Keith B. Kovick, 61, Williston, North Dakota, pled guilty to mail fraud, wire fraud, and money laundering on April 25, 2012, before U.S. District Judge Donald W. Molloy. Sentencing has been set for July 26, 2012. He is currently released on special conditions.
In an Offer of Proof filed by Assistant U.S. Attorney Kris A. McLean, the government stated it would have proved at trial the following:
Kovick and Robert Congdon incorporated Cornerstone Financial Inc. on May 16, 2000. Cornerstone is not now nor has it ever been registered with the Montana State Securities Department. Cornerstone‘s website stated that Cornerstone was a hard money/private money broker located in Polson that had been actively brokering loans since 2000. Cornerstone‘s website advertised brokerage of hard money loans for borrowers interested in purchasing commercial, industrial, land and investment real estate property that were unable to obtain funding from banks because of credit ratings, legal obstacles or conditions related to the property itself (such as liens, unfinished building, damage, etc.)

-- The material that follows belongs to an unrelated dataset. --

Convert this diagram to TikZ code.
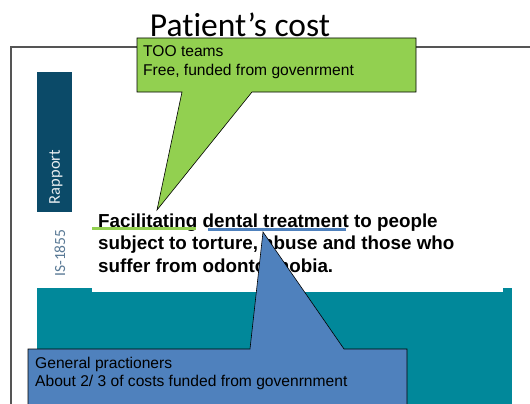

Kovick and Congdon received substantial commissions for placing borrowers with investors. When a borrower contacted Cornerstone with a need for funding, Kovick and Congdon marketed the potential investment opportunity to investors through verbal and/or written communications. When the investment transaction was completed, the investors placed their funds with Cornerstone. Cornerstone would take a 10 percent commission, withhold first year interest payments owed to the investors (which were required by the promissory notes to be placed in an escrow account) and then remit the remaining funds to the borrower. The borrower would then issue a promissory note created and provided to the borrower by Cornerstone. In some cases, the notes were secured with real property.
The State of Montana prohibits any person from selling or offering any security for sale unless the security is registered. Montana’s registration process protects potential investors by requiring the full disclosure of all material information.
The promissory notes offered and sold by Cornerstone, Kovick, and Congdon are securities as defined by Montana law. None of the notes offered and sold by Congdon or Kovick were registered or eligible for exemptions under Montana law.
Investigation by the FBI determined that Kovick and Congdon told investors that an amount of their investment funds equal to the first year’s interest payments would be reserved with an escrow service. Instead, Kovick and Congdon commingled these funds with other Cornerstone operating funds. Many of the notes were not secured by real property, even though investors were promised the notes would be so secured. The investigation also documented mailings and the use of the wires in furtherance of obtaining investor money. An FBI financial analyst examined bank records relating to Kovick, Congdon, and Cornerstone.
This examination revealed the deposit of investor funds into accounts controlled by Kovick and Congdon. This examination also revealed that Kovick and Congdon were using these commingled investor funds to operate Cornerstone, to pay prior investors’ interest payments, and for personal expenses.
By 2008, Cornerstone was having financial difficulties. During this time of financial difficulties, Kovick and Congdon continued their fund-raising efforts without disclosing material information such as the company’s dire financial condition, that they were using the investors’ funds to pay prior investors, and that they were using investors’ funds for their own personal expenses.
By the fall of 2008, the scheme collapsed. Kovick and Congdon began to pledge their assets as well as Cornerstone assets to secure investor money, often misrepresenting the status of the title for the properties involved, the available equity in the property and the position of other investors in the property. By November 2008, Kovick and Congdon were unable to make interest payments to investors because the stream of new investors in Cornerstone‘s notes had ceased.
Congdon pled guilty to federal charges and is awaiting sentencing.
Kovick faces possible penalties of 20 years in prison, a $250,000 fine and 3 years supervised release on each of 19 counts.
The United States Attorney’s Office announced the guilty plea.
The investigation was a cooperative effort between the Federal Bureau of Investigation and the Criminal Investigation Division of the Internal Revenue Service.